On sait multiplier les lois et les décrets ou les décisions de justice pour contraindre à sécuriser à grands frais un petit hôtel de tourisme, un établissement recevant du public qui ne reçoit personne, un minuscule garage, interdire une crèche de Noël séculaire, imposer la présence d’un alcotest à bord d’un scooter. On menace de fermeture un petit atelier de maître verrier qui n’évacue pas suffisamment les poussières de plomb. Quelles précautions prend-on pour nos trésors nationaux ? Si, pour Notre-Dame, ces précautions ont été insuffisantes, des sanctions devront rapidement intervenir. Ce n’est pas seulement un édifice ou un chef-d’œuvre qu’on a laissé détruire. C’est l’histoire de France et l’histoire de l’humanité que l’on a mutilées, l’âme d’un peuple que l’on a écorchée !

Comment admettre que ceux à qui nous confions la gestion de nos biens les plus précieux, séculaires et millénaires, légués par des générations d’artistes talentueux, échappent à toute responsabilité ?

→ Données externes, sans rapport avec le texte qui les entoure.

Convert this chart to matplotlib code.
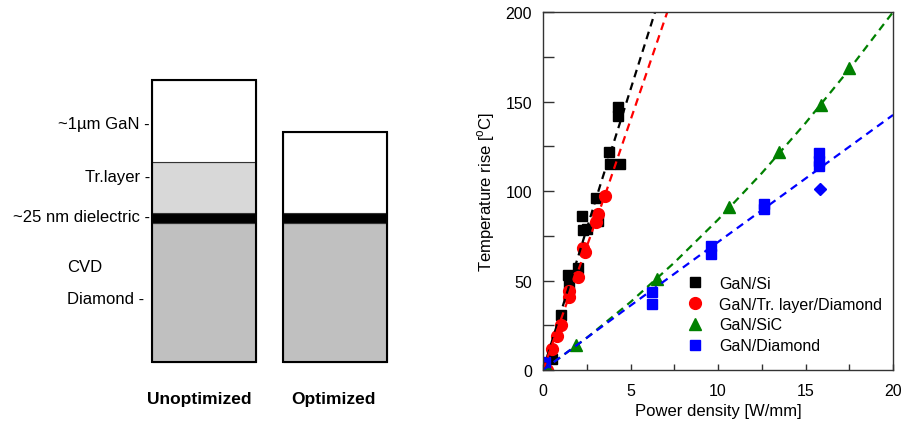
import numpy as np
import matplotlib.pyplot as plt
from matplotlib.lines import Line2D

plt.rcParams['font.family'] = ['Liberation Sans', 'DejaVu Sans']

# layer stacks (bottom to top), thickness in sketch units
layer_names = ['CVD Diamond', 'dielectric', 'Tr.layer', 'GaN']
layer_colors = ['#c0c0c0', '#000000', '#d8d8d8', '#ffffff']
unopt_thk = [139, 10, 51, 82]
opt_thk = [139, 10, 0, 81]
stack_labels = ['Unoptimized', 'Optimized']

# measured temperature rise vs power density
si_x = [0.5, 1.0, 1.45, 1.5, 2.0, 2.2, 2.3, 2.5, 3.0, 3.15, 3.75, 3.8, 4.4, 4.3, 4.3]
si_y = [6, 31, 53, 48, 57, 86, 78, 79, 96, 83, 122, 115, 115, 147, 142]

tr_x = [0.25, 0.5, 0.8, 1.0, 1.5, 1.5, 2.0, 2.3, 2.4, 3.05, 3.15, 3.55]
tr_y = [0, 12, 19, 25, 44, 41, 52, 68, 66, 82.5, 87, 97]

sic_x = [0.2, 1.9, 6.5, 10.6, 13.5, 15.9, 17.5]
sic_y = [1, 14, 51, 91, 122, 148, 169]

dia_x = [0.1, 6.25, 6.25, 9.6, 9.6, 12.6, 12.6, 15.75, 15.75, 15.75]
dia_y = [4.5, 43.5, 37, 69.5, 65, 93, 90, 121, 117, 114]
dia2_x = [15.8]
dia2_y = [101]

# dashed trend lines
si_fit_x = [0, 3.26, 6.4]
si_fit_y = [0, 103, 200]
tr_fit_x = [0, 3.6, 7.1]
tr_fit_y = [0, 99.4, 200]
sic_fit_x = [0, 2.5, 5, 7.5, 10, 12.5, 15, 17.5, 20]
sic_fit_y = [0, 18, 38, 60, 84, 110, 138, 168, 200]
dia_fit_x = [0, 5, 10, 15, 20]
dia_fit_y = [0, 36, 71.5, 107, 142.5]

fig = plt.figure(figsize=(9.04, 4.27), dpi=100)

# ---- left: layer schematic ----
axl = fig.add_axes([0, 0, 0.5, 1])
axl.set_xlim(0, 452)
axl.set_ylim(0, 427)
axl.axis('off')

base = 64
centers = [204, 335]
for cx, thk in zip(centers, [unopt_thk, opt_thk]):
    bottom = base
    for t, c in zip(thk, layer_colors):
        if t > 0:
            axl.bar(cx, t, bottom=bottom, width=104, color=c,
                    edgecolor='#333333', linewidth=0.8)
        bottom += t
    # outline of the whole stack
    axl.bar(cx, sum(thk), bottom=base, width=104, fill=False,
            edgecolor='black', linewidth=1.5)

lab_kw = dict(fontsize=12, va='center', ha='right')
axl.text(150, 302, '~1µm GaN -', **lab_kw)
axl.text(150, 249, 'Tr.layer -', **lab_kw)
axl.text(150, 209, '~25 nm dielectric -', **lab_kw)
axl.text(67, 159, 'CVD', fontsize=12, va='center', ha='left')
axl.text(67, 127, 'Diamond -', fontsize=12, va='center', ha='left')
for cx, name in zip([199, 333], stack_labels):
    axl.text(cx, 27, name, fontsize=12.5, fontweight='bold',
             ha='center', va='center')

# ---- right: temperature rise ----
ax = fig.add_axes([0.6007, 0.1311, 0.3872, 0.8384])
ax.plot(si_x, si_y, 's', color='black', ms=7.5, ls='none')
ax.plot(tr_x, tr_y, 'o', color='red', ms=8.5, ls='none')
ax.plot(sic_x, sic_y, '^', color='green', ms=9, ls='none')
ax.plot(dia_x, dia_y, 's', color='blue', ms=7.5, ls='none')
ax.plot(dia2_x, dia2_y, 'D', color='blue', ms=6.5, ls='none')

dash = (3.5, 2.5)
ax.plot(si_fit_x, si_fit_y, '--', color='black', lw=1.6, dashes=dash)
ax.plot(tr_fit_x, tr_fit_y, '--', color='red', lw=1.6, dashes=dash)
ax.plot(sic_fit_x, sic_fit_y, '--', color='green', lw=1.6, dashes=dash)
ax.plot(dia_fit_x, dia_fit_y, '--', color='blue', lw=1.6, dashes=dash)

ax.set_xlim(0, 20)
ax.set_ylim(0, 200)
ax.set_xticks(np.arange(0, 21, 5))
ax.set_xticks(np.arange(0, 20.1, 2.5), minor=True)
ax.set_yticks(np.arange(0, 201, 50))
ax.set_yticks(np.arange(0, 201, 25), minor=True)
ax.tick_params(axis='y', which='both', direction='in', length=8, width=1,
               color='#333333', labelsize=11.5, pad=8, right=False)
ax.tick_params(axis='x', which='both', direction='in', length=4.5, width=1,
               color='#333333', labelsize=11.5, pad=9, top=False)
for sp in ax.spines.values():
    sp.set_color('#333333')
    sp.set_linewidth(1)

ax.set_xlabel('Power density [W/mm]', fontsize=12, labelpad=4)
ax.set_ylabel('Temperature rise [$^\\mathregular{o}$C]', fontsize=12, labelpad=6)

handles = [
    Line2D([], [], marker='s', color='black', ls='none', ms=7.5),
    Line2D([], [], marker='o', color='red', ls='none', ms=8.5),
    Line2D([], [], marker='^', color='green', ls='none', ms=9),
    Line2D([], [], marker='s', color='blue', ls='none', ms=7.5),
]
names = ['GaN/Si', 'GaN/Tr. layer/Diamond', 'GaN/SiC', 'GaN/Diamond']
ax.legend(handles, names, loc='lower left', bbox_to_anchor=(0.411, 0.047),
          frameon=False, fontsize=11.5, handlelength=1.0, handletextpad=1.0,
          labelspacing=0.36, borderpad=0, borderaxespad=0)

fig.savefig('out.png', dpi=100)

Dans le monde de la culture, on aime l’autosatisfaction, les discours lénifiants, l’entre-soi, les querelles de chapelle et les petits fours. On n’y est jamais sanctionné quand on attente à nos trésors. Il y a vingt ans, on avait voulu repeindre l’historique hôtel de Sully en jaune fluo. On n’est jamais avare d’idées ! Mais on n’est pas capable de sécuriser convenablement l’Arc de Triomphe par une porte blindée ou une sécurité renforcée, offrant ainsi au monde entier le triste spectacle de sauvages qui piétinent notre histoire. Dans le passé, des architectes incompétents se sont acharnés à enlever les tirants médiévaux selon eux peu esthétiques qui participaient à la solidité de la cathédrale Saint-Pierre de Beauvais, la mettant en péril. La cathédrale a beaucoup souffert ! Eux ont coulé des jours heureux ! Quelle importance après tout ! Continuons à massacrer ! Il restera bien un bout de vitrail par ci, une girouette par là… et des photos pour les générations futures. J’aime le patrimoine de mon pays. Je le décris avec affection chaque semaine dans mes chroniques. L’exceptionnel comme le tout petit, un vieux lavoir par ci, un calvaire breton par là. En ce mois d’avril, je suis bouleversé. Mais surtout indigné. À l’époque de De Gaulle et de Malraux, on blanchissait les façades. Désormais, on les noircit. Autre temps, autres mœurs.

 

 

* Relatés dans notre livre Les palais de justice de France (LexisNexis).